Web advertising is still developing. If City Pages is misrepresenting the value of their ads, even by accident, that could be a problem for anybody else down the line who works online and relies on Web advertising for income.
2:33 pm
Rex, I see this as a way to explain to local advertisers that advertising with a local media website doesn’t guarantee that the site’s traffic is local. Especially if they’re actively working to drive traffic to the site from outside the site’s community.
Geotargeting ads is now free, so there is no excuse for media sites to not do it. Heck, I do it on my blog.
In the case of something like national interest in the Vikings, sell local ads to businesses who want to target local Vikings fans and other ads to people who are football fans.
4:01 pm
As a post it’s a nice lesson for local advertisers dipping their toes in online media.
I agree with Rex that it has little legs as a story about mainstream media gaming Digg.
It could be, but short of having the server logs from Digg its a tough row to hoe.
4:06 pm
Just for fun, here’s a long piece from the New Yorker about what the Voice used to be.
4:10 pm
Max and Ed have the angle: If CP sells its online inventory based on page-views and CPM, then a local advertiser would be paying an inflated rate if only, say, 25% of those page-views would be of any local value to them.
4:12 pm
yeah but its not up to CP/VVM to sell their customers the short comings of their products, thats up to the customers to figure out.
4:17 pm
yeah but its not up to CP/VVM to sell their customers the short comings of their products, thats up to the customers to figure out.
4:21 pm
yeah but its not up to CP/VVM to sell their customers the short comings of their products, thats up to the customers to figure out.
This. This. This.
It’s the obligation of the advertiser determine if the place they advertise is a suitable fit for their advertising needs. If they ask CP/VMM the geographic breakdown for their page views, CP has an obligation to disclose this information. Do you think the New Yorker discloses how many of it’s subscriptions are outside the tri-state area without asking? Nope, it’s not in their circulation numbers, you have to ask.
No story.
4:44 pm
But if a site sells online inventory to a local advertiser by saying “we get 2MM page-views per day” when, in fact, only 1/4 of those page-views are generated locally, isn’t that fraud, Bixby? Based on a $5 CPM rate, the local advertiser would be overpaying by $3750 ($5000 vs. $1250) because 1.5MM of those page-views are absolutely worthless to them.
But here’s the quandry: Many people still access the web locally via national portals (e.g.
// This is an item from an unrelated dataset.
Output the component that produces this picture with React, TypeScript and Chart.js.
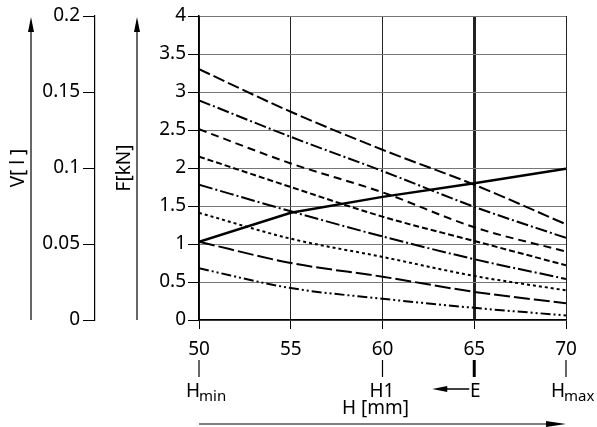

AOL). The IP address points to the provider who may, or may not, be locally-based. How many of the alleged “national” page-views then are, in fact, viewed locally?
5:19 pm
Bixby, I may be wrong, but I think it’s news to many small businesses to hear that their ads are displayed to such marginal traffic.
5:39 pm
Shouldn’t the story then be that local advertisers on the internet don’t understand advertising on the internet? I think the flaw in this argument is that you’re blaming City Pages for uninformed/educated clientele who don’t know what to asking before dropping cash for a ad space.
5:39 pm
*ask and look for.
10:06 pm
@Bixby: LOL. Now you know why used salesmen have such a stellar reputation. Caveat emptor!
But what if an advertiser did ask questions? Would they be given honest answers … or just a bunch of mumbo jumbo? I’m betting the latter, because most of the people selling don’t understand any of this, either.
10:08 pm
c/used CAR salesmen
11:21 pm
Do you think the New Yorker discloses how many of it’s subscriptions are outside the tri-state area without asking? Nope, it’s not in their circulation numbers, you have to ask.
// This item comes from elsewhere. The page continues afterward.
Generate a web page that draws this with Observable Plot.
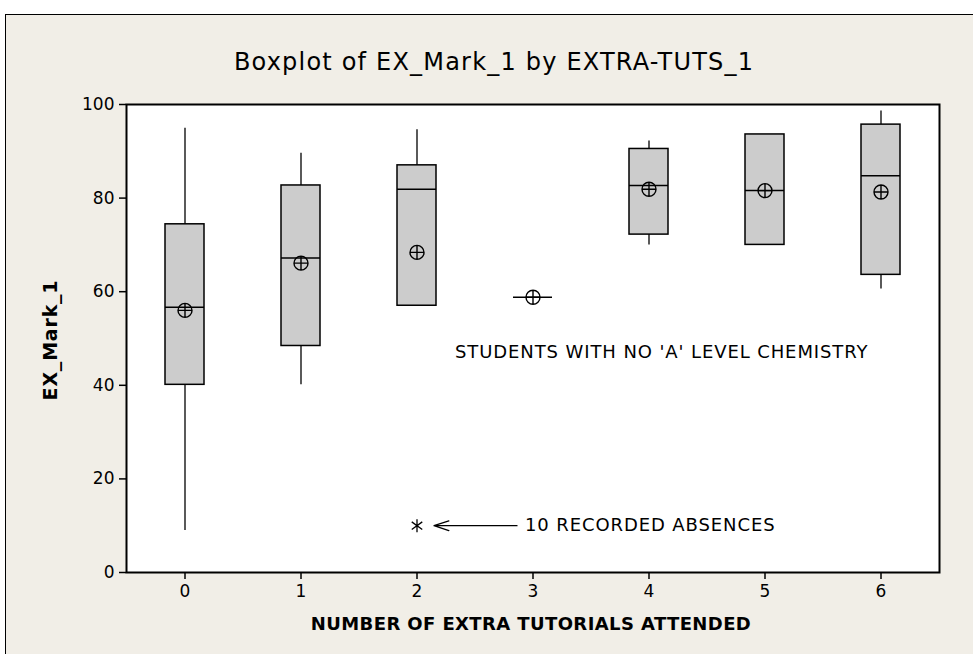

Bixby: two things. In an ABC audit report, all circulation is automatically broken down into geo areas. It would be surprising to me if the sophisticated ad buyers who are buying NY area only ads don’t look at that. Second, the New Yorker is, for all practical purposes, a national magazine. The great majority of their advertisers market outside the New York area.
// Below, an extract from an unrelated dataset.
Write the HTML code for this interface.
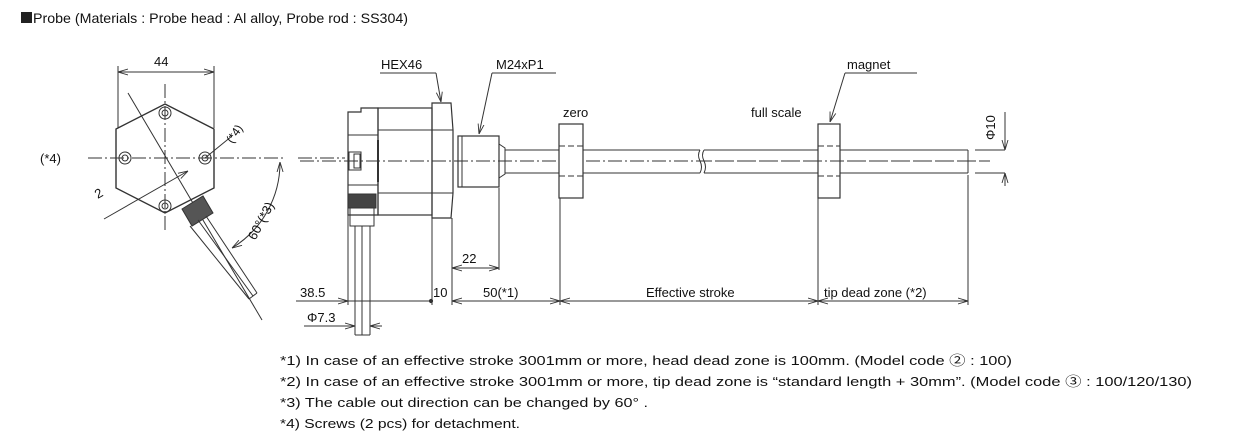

And, can I reasonably infer that you think it’s ok to strongly imply that you are a local paper, as City Pages surely does, then feed the predominantly local advertisers impressions from outside the market based on the fact that they mistakenly trust you?
11:44 pm
I don’t know if the New Yorker does it (I do know that Newsweek and Time do it) but many national mags offer geographically targeted ads.
12:28 am
I think the flaw in this argument is that you’re blaming City Pages for uninformed/educated clientele who don’t know what to asking before dropping cash for a ad space.
That’s a great way to make a sale once and an enemy forever.
7:27 am
mnblrmkr, true. Many national mags do offer geo targeted ads, but they are sold as exactly that, and take the form of a section that is specifically printed in the mags that are sent to that area.
8:42 am
As some one who has sold display advertising for a newspaper…I’ll go on the record as saying that ABC numbers were suspect at best. Maybe they have improved
Back 7-8 years ago you could count 1 paid circulation for every two papers you gave away free? Guess where the free ones end up, in the circular file cabinet.
Also the daily that I sold at was certainly a pump and dump sales cycle. I don’t know about other papers but salespeople churn rate was very high.
I am with Tom on the fact that NY Times and People Mag have national advertisers for the most part so their gaming digg isn’t a detriment to advertisers. But I am also strongly aligned with Bixby on the fact that although as a sales tactic partnering is a better strategy, it is not VVM reps responsibility to sell their mediums shortcomings.
11:54 am
Digg the Deets story. On the homepage of Digg right now.
http://digg.com/odd_stuff/Village_Voice_has_balls_gaming_Digg_for_huge_hit_increases
11:57 am
Looks like you need some page caching, Ed. DIGG BOMB!
12:11 am
matt, it turns out that wp-cache isn’t all that.